Emenda daqui, emenda dali e agora entramos numa de emendar as emendas para fazer a Constituição retornar à origem. Eis o que é a Proposta de Emenda Constitucional chamada pelos aliados do governo de PEC da Blindagem e de PEC das Prerrogativas pelos demais.
A falta de qualidade dos legisladores faz com que o processo legislativo brasileiro seja insano. Em 1986, elegemos deputados federais e senadores com a obrigação de em nosso nome criarem uma Constituição. Eles nos ouviram e nos deram uma Carta com 250 artigos. Apesar disso e, talvez também por isso, a obra não é perfeita. Por conseguinte nela estão autorizadas uma revisão e emendas de adaptação, observada a premissa inviolável e pétrea: “Todo o poder emana do povo…”. Então, só deveriam valer as emendas de interesse do povo. Certo?
Hoje já há na Constituição 134 remendos e se sabe que existe uma fila enorme de espera sem que seus autores ouçam o povo. A PEC das Prerrogativas (PEC da Blindagem) faz parte do conjunto.
O artigo 53 original assegurou aos parlamentares imunidade material (por opiniões, palavras e votos) e prerrogativas processuais mais amplas para que “todo o poder emane do povo que o exerce diretamente ou por meio de representantes eleitos.” Portanto, as prerrogativas não são um salvo-conduto dos representantes, mas uma garantia para os representados.
Contudo, sob pressão e medo da opinião da imprensa, os parlamentares mudaram o artigo 53. Eles instituíram, em 2001, a Emenda 35 para permitir que eles mesmos pudessem ser processados sem prévia autorização dos demais representantes do povo.

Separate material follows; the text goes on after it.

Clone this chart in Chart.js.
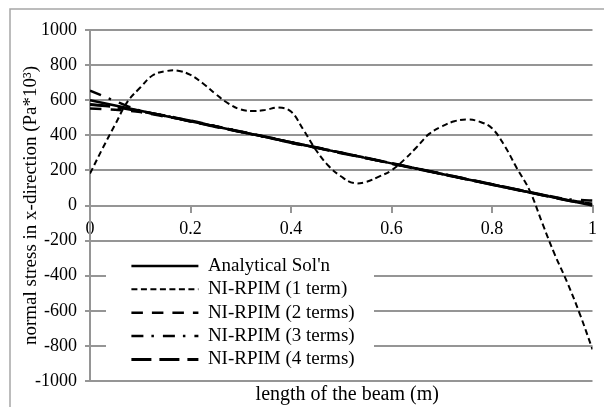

Agora, vendo a besteira que fizeram, querem revogar a Emenda 35 para voltarem ao texto original e como desgraça demais é coisa pouca para os legisladores, eles pretendem ir além para incluir nas prerrogativas os presidentes dos partidos, gente que não nos representa e é responsável pela péssima qualidade da representação política.
Esse vai e volta não é apenas um exercício de técnica legislativa — é a demonstração de que há falta de estabilidade institucional. Com a rotina de emendar a Constituição, o Congresso reafirma que para ele a Carta não é um marco sólido e garantia para os representados, mas um instrumento de disputas conjunturais entre os representantes.
Pior ainda é a confusão apaixonada, que tira de foco a razão das prerrogativas. Elas não são para proteger assassinos, ladrões e menos ainda os bajuladores dos agentes do Estado. O artigo 53 original entendeu que o Congresso saberia expurgar os bandidos. E sabe. Já mostrou que sabe. Basta que os bandidos estejam em menor número; sejam a minoria. Se não forem, a responsabilidade é do povo.
As prerrogativas existem para dar aos representantes do povo os instrumentos de defesa dos representados todas as vezes que o Estado invista contra eles.
Quando os representantes do povo perdem as prerrogativas para defender os representados das ações ilegais dos agentes do Estado (juízes, procuradores, policiais e até mesmo legisladores), os representados são entregues aos verdugos de plantão. Não há motivo, então, para ter medo ou vergonha de defendê-las.
Em abril de 1976, com 23 anos de idade, tomei um tranco. O deputado federal a quem dei o meu voto foi cassado. Lysâneas Maciel, um homem honrado, perdeu o mandato por dizer o que nós, seus representados gostaríamos de dizer. E tive muita raiva quando li o discurso do Presidente do Senado sobre o fato. Disse ele: “O ato de ontem é um ato excepcional contra uma excepcionalidade no mundo político, porque o deputado cassado era um corpo estranho, deslocado da disciplina partidária e um desafeto; era algo que precisava ser expelido, para assegurar não só a paz interna no seu partido, como o constante aperfeiçoamento das práticas democráticas. O ex-deputado foi alguém que fazia provocação diariamente, no Congresso e fora dele. Onde quer que se encontrasse, investia, lançava toda a sorte de agravos inclusive contra o Presidente do seu Partido (Sessão do Senado, 02.04.1976).
O deputado Lysâneas me representava e eu até hoje duvido muito que o Senador Petrônio Portella, presidente do Senado naquele momento, eleito pelo Piauí, tenha representado o povo que o elegeu ao dizer o que disse.
A ausência das prerrogativas que hoje quase ninguém entende e por isso critica foi motivo de muitos terem ficado pelo caminho na luta pela democracia.